Despite popular opinion, leadership is not about knowing all the answers. It is about knowing what questions to ask and carefully listening to those answers.
Questioning, if done correctly, can inspire, motivate and empower an organization. It encourages teamwork, spurs innovation and out-of-the-box thinking, builds relationships, bolsters accountability, and helps align the different perspectives of an organization to create a shared focus. For these reasons and more, one of the main aims of Collaborative Coaching is to develop a culture where asking questions is expected, safe and even desired.
Supervisors bear the responsibility of creating a questioning climate, which is an environment where employees feel safe asking and being asked questions and where questioning becomes as easy as breathing. This allows employees at all levels to learn and think critically. It provides opportunities for individuals to offer new insights and ideas for improvements and solutions.
Innovations happen when people see things differently.
In addition, a questioning culture is not one where only leaders ask questions. Everyone is encouraged to question one another. The freedom to ask questions helps to build solid teams, increases employee motivation, and helps staff accept ownership of the solutions they have uncovered.
Creating a questioning culture is a large undertaking that moves the organizational mindset from telling to asking.
The following strategies can assist in this endeavor:
- Start at the top: Continuously search for opportunities to ask questions. This models good questioning behavior and will help erode the view that leaders’ roles are to provide information and have all the answers.
- Create an environment that enables people to challenge the status quo, take risks and ask more questions.
- Connect questioning to the organization’s values and processes.
- Build questioning into as many activities as possible, even if the information is potentially unwelcome.
- Report and appreciate questioners.
- Promote risk taking and tolerate mistakes.
- Encourage dialogue at all levels in the organization.
- Allow people the freedom to adopt a questioning style of work on their own.
- Encourage problem solving.
Good questions are not:
- Focused on why the person did not or cannot succeed
- Intended to assign blame
- Hinting or searching for a specific answer
- Closed-ended
- Confusing to the answerer
- Asked as a set of multiple inquiries
Examples:
Ask: How have sales been going?
Instead of: Did you make your sales goal this month?
Ask: You said there are difficulties between you and a
coworker; what do you think caused these difficulties?
Instead of: Why can’t you get along with your coworker?
Ask: Which of these objectives do you think will be the easiest to accomplish? Which will be
the most difficult?
Instead of: What is the problem with this project?
In addition to asking questions, supervisors must be aware of their own mindset.

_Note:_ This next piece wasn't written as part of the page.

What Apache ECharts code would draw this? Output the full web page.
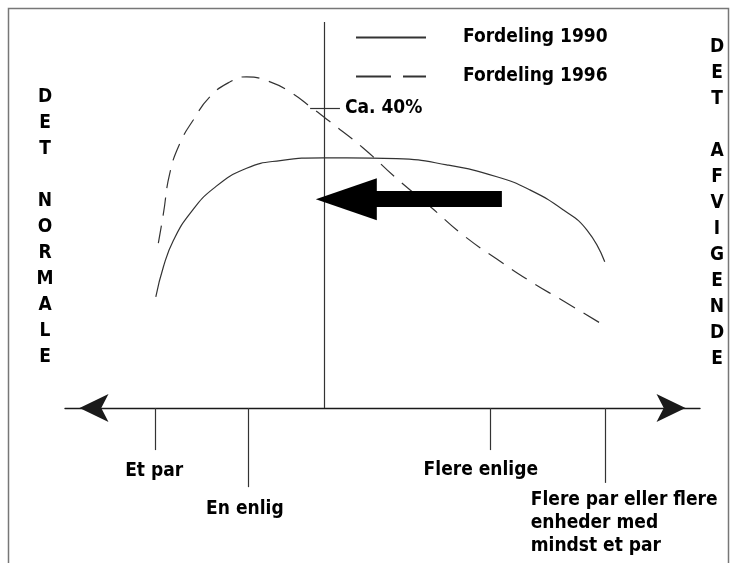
<!DOCTYPE html>
<html>
<head>
<meta charset="utf-8">
<script src="https://cdn.jsdelivr.net/npm/echarts@6/dist/echarts.min.js"></script>
<style>
  html, body { margin: 0; padding: 0; background: #fff; }
  #chart { width: 738px; height: 563px; }
</style>
</head>
<body>
<div id="chart"></div>
<script>
// husstandstyper langs aksen (skala 0-100)
const categories = ['Et par', 'En enlig', 'Flere enlige', 'Flere par eller flere\nenheder med\nmindst et par'];
const categoryX = [14.2, 28.8, 66.9, 85.0];

const seriesNames = ['Fordeling 1990', 'Fordeling 1996'];
const x1990 = [14.3, 15.5, 17.1, 19.7, 23.4, 28.6, 33.9, 40.7, 44.4, 52.2, 60.1, 68.0, 73.2, 78.5, 82.2, 85.0];
const y1990 = [28.8, 36.6, 43.5, 50.4, 56.9, 62.1, 64.1, 64.8, 64.8, 64.6, 63.0, 59.9, 56.5, 51.3, 46.1, 37.9];
const x1996 = [14.7, 15.5, 16.5, 18.1, 20.2, 22.8, 26.0, 28.6, 32.3, 35.4, 38.6, 41.7, 47.0, 52.2, 57.5, 62.7, 68.0, 73.2, 78.5, 84.8];
const y1996 = [42.7, 50.4, 60.8, 68.6, 74.6, 80.6, 84.5, 85.8, 84.5, 81.9, 78.1, 74.2, 67.3, 59.5, 52.2, 44.8, 38.6, 32.9, 27.7, 21.5];

const markerX = 40.9;
const markerY = 77.7;
const markerLabel = 'Ca. 40%';

const shiftFrom = 68.8;
const shiftTo = 44.3;
const shiftY = 54.1;

const leftTitle = ['DET', 'NORMALE'];
const rightTitle = ['DET', 'AFVIGENDE'];

const FONT = '"DejaVu Sans Condensed", "Liberation Sans Narrow", "DejaVu Sans", sans-serif';

var myChart = echarts.init(document.getElementById('chart'));

function vertical(words) {
  return words.map(w => w.split('').join('\n')).join('\n\n');
}

// tick lengths under the axis and label offsets (px)
const tickEnd = [-10.9, -20.5, -10.9, -19.4];
const labelPos = [
  { offset: [-1, 21], align: 'center' },
  { offset: [-3, 22], align: 'center' },
  { offset: [-9, 20], align: 'center' },
  { offset: [-74, 40], align: 'left' }
];

const pairs = (xs, ys) => xs.map((x, i) => [x, ys[i]]);

myChart.setOption({
  animation: false,
  grid: { left: 65, right: 38, top: 22, bottom: 0.6, outerBoundsMode: 'none' },
  xAxis: {
    type: 'value', min: 0, max: 100,
    axisLine: {
      onZero: true,
      symbol: ['arrow', 'arrow'],
      symbolSize: [21, 29],
      symbolOffset: [14.5, -14.5],
      lineStyle: { color: '#1a1a1a', width: 1.4 }
    },
    axisTick: { show: false },
    axisLabel: { show: false },
    splitLine: { show: false }
  },
  yAxis: {
    type: 'value', min: -40, max: 100, show: false,
    splitLine: { show: false }
  },
  legend: {
    orient: 'vertical', left: 350, top: 23,
    itemWidth: 70, itemHeight: 14, itemGap: 20,
    selectedMode: false,
    itemStyle: { opacity: 0 },
    data: [
      { name: seriesNames[0] },
      { name: seriesNames[1], lineStyle: { type: [35, 12] } }
    ],
    textStyle: { fontFamily: FONT, fontWeight: 'bold', fontSize: 19, color: '#000', padding: [0, 0, 0, 32] }
  },
  graphic: [
    {
      type: 'polyline', silent: true,
      shape: { points: [[8.5, 563], [8.5, 8.5], [728.5, 8.5], [728.5, 563]] },
      style: { stroke: '#777', lineWidth: 1.5, fill: null }
    },
    {
      type: 'text', x: 45, y: 84,
      style: { text: vertical(leftTitle), font: 'bold 19px ' + FONT, align: 'center', verticalAlign: 'top', lineHeight: 26, fill: '#000' }
    },
    {
      type: 'text', x: 717, y: 34,
      style: { text: vertical(rightTitle), font: 'bold 19px ' + FONT, align: 'center', verticalAlign: 'top', lineHeight: 26, fill: '#000' }
    }
  ],
  series: [
    {
      name: seriesNames[0],
      type: 'line',
      smooth: true,
      symbol: 'none',
      itemStyle: { color: '#333' },
      lineStyle: { color: '#333', width: 1.2 },
      data: pairs(x1990, y1990),
      markLine: {
        silent: true,
        symbol: 'none',
        label: { show: false },
        lineStyle: { color: '#333', type: 'solid', width: 1.2 },
        data: [
          [{ coord: [markerX, 0] }, { coord: [markerX, 100] }]
        ].concat(categoryX.map((x, i) => [{ coord: [x, 0] }, { coord: [x, tickEnd[i]] }]))
      },
      markPoint: {
        silent: true,
        symbol: 'circle',
        symbolSize: 0,
        data: categories.map((c, i) => ({
          coord: [categoryX[i], tickEnd[i]],
          label: {
            show: true,
            formatter: c,
            position: 'inside',
            offset: labelPos[i].offset,
            align: labelPos[i].align,
            fontFamily: FONT, fontWeight: 'bold', fontSize: 19, color: '#000', lineHeight: 23
          }
        }))
      }
    },
    {
      name: seriesNames[1],
      type: 'line',
      smooth: true,
      symbol: 'none',
      itemStyle: { color: '#333' },
      lineStyle: { color: '#333', width: 1.2, type: [18, 10] },
      data: pairs(x1996, y1996),
      markLine: {
        silent: true,
        data: [
          [
            { coord: [markerX - 2.3, markerY], symbol: 'none', lineStyle: { color: '#333', width: 1.2, type: 'solid' },
              label: { show: true, position: 'end', distance: 5, formatter: markerLabel,
                fontFamily: FONT, fontWeight: 'bold', fontSize: 19, color: '#000' } },
            { coord: [markerX + 2.4, markerY], symbol: 'none' }
          ],
          [
            { coord: [shiftFrom, shiftY], symbol: 'none', lineStyle: { color: '#000', width: 16, type: 'solid' },
              label: { show: false } },
            { coord: [shiftTo, shiftY], symbol: 'triangle', symbolSize: [42, 61] }
          ]
        ]
      }
    }
  ]
});
</script>
</body>
</html>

It is important to come from a place of learning, rather than judging. A leader who asks questions is less fixated on responsibility and more open to new possibilities and finding solutions.
It is also helpful to focus on what went well, what else could be done, and how could it be improved. Focusing on what might be rather than what is not is critical to individual and organizational development and growth. When supervisors “frame” a questioning session and let employees know that they are questioning to learn and are upfront with the purpose of the conversation, it sets minds at ease and allows for true dialogue to begin.
Questions can have a variety of purposes, but they all boil down to providing information, fostering communication, building teams, and solving problems.
Below are several categories of purposes that questions might have.
Relationship-Building:
- How can I help you?
- What would you do?
- What would someone else do?
- How do you feel about that?
Learning and Career Development:
- How do you learn best?
- How did you foster your own development?
- What were the most challenging and exciting career development opportunities that you have experienced?
- What made them challenging and exciting?
From Problem to Action
- What else can you tell me to more fully describe your concerns?
- What are the consequences of this problem?
- What is a viable alternative?
- What are your goals?
- What are the advantages and disadvantages you see in this suggestion?
Progress Update
- How is the report coming along?
- What questions do you have about the project?
- Tell me about the information you may need for your project?
- What have you found challenging about the project?
- How is the plan we created working for you?
To Build Teams:
- How has this problem affected us?
- How can we improve our communication and collaboration?
- How can we bring our different views together?
- What else would anyone like to add? Are we missing any input?
- What other ideas can we generate?
- How has this session/meeting gone?
Shape Strategy and Enable Change
- What does the future look like if we continue running as planned?
- How can we make sure we stay on track?
- What do we want people to focus on now?
- What limitations are we placing on thinking, planning or actions?
- How can we better serve our customers?